Older people have to overcome a “psychological barrier” which stops them downsizing to a smaller home, the housing and planning minister has said.
Brandon Lewis said he wanted property companies to build more attractive bungalows which would encourage pensioners to move out of their empty family homes.
. . .
Research in 2011 estimated that 25 million bedrooms in England were empty, largely because elderly couples do not move out of family homes to smaller properties.
At the same time, young families are increasingly being squeezed into small homes and overcrowded flats as a result of the country’s high property prices.
There's more at the link.
I'm not so sure Mr. Lewis has it right. I think of far greater importance than so-called 'psychological barriers' is the reality that very few people - younger or older - are earning enough money to be able to afford to buy a larger house. The recession has left many working in jobs that are relatively poorly paid. Family incomes are often considerably lower than they were even a decade ago. On the other hand, property prices have increased steadily, fueled by so-called 'quantitative easing' (a.k.a. 'printing money') and ZIRP that has made piles of money available to corporate investors in the housing market. Bloomberg went so far as to report in 2013, 'Families Blocked by Investors From Buying U.S. Homes'. The flood of buy-to-let investments has driven house prices higher than many families can afford.

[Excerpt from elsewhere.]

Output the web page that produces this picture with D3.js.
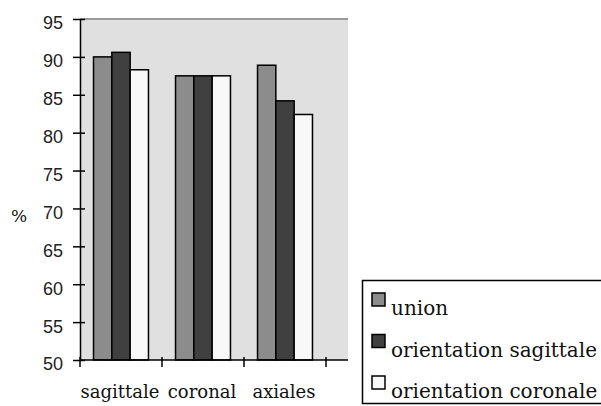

What this means is that Mr. and Mrs. Older American (or Briton) are sitting in a house that's valued, on paper at least, at a very high figure - too high for younger Americans or Britons to afford on their reduced incomes. Even if older families wanted to downsize, if they can't sell their larger homes, they can't free up the money they have invested in them in order to buy something smaller. That's not a psychological issue - it's a classic catch-22 situation.
I think the housing market is headed for a steep decline, probably equalling (if not surpassing) in intensity that which we saw in 2007/08. I think present prices are unsustainable, and not supported by any underlying economic reality. A property is ultimately worth only what someone's willing to pay for it . . . and relatively few people are prepared to pay the inflated prices currently being demanded. I suppose we'll have to wait and see what happens.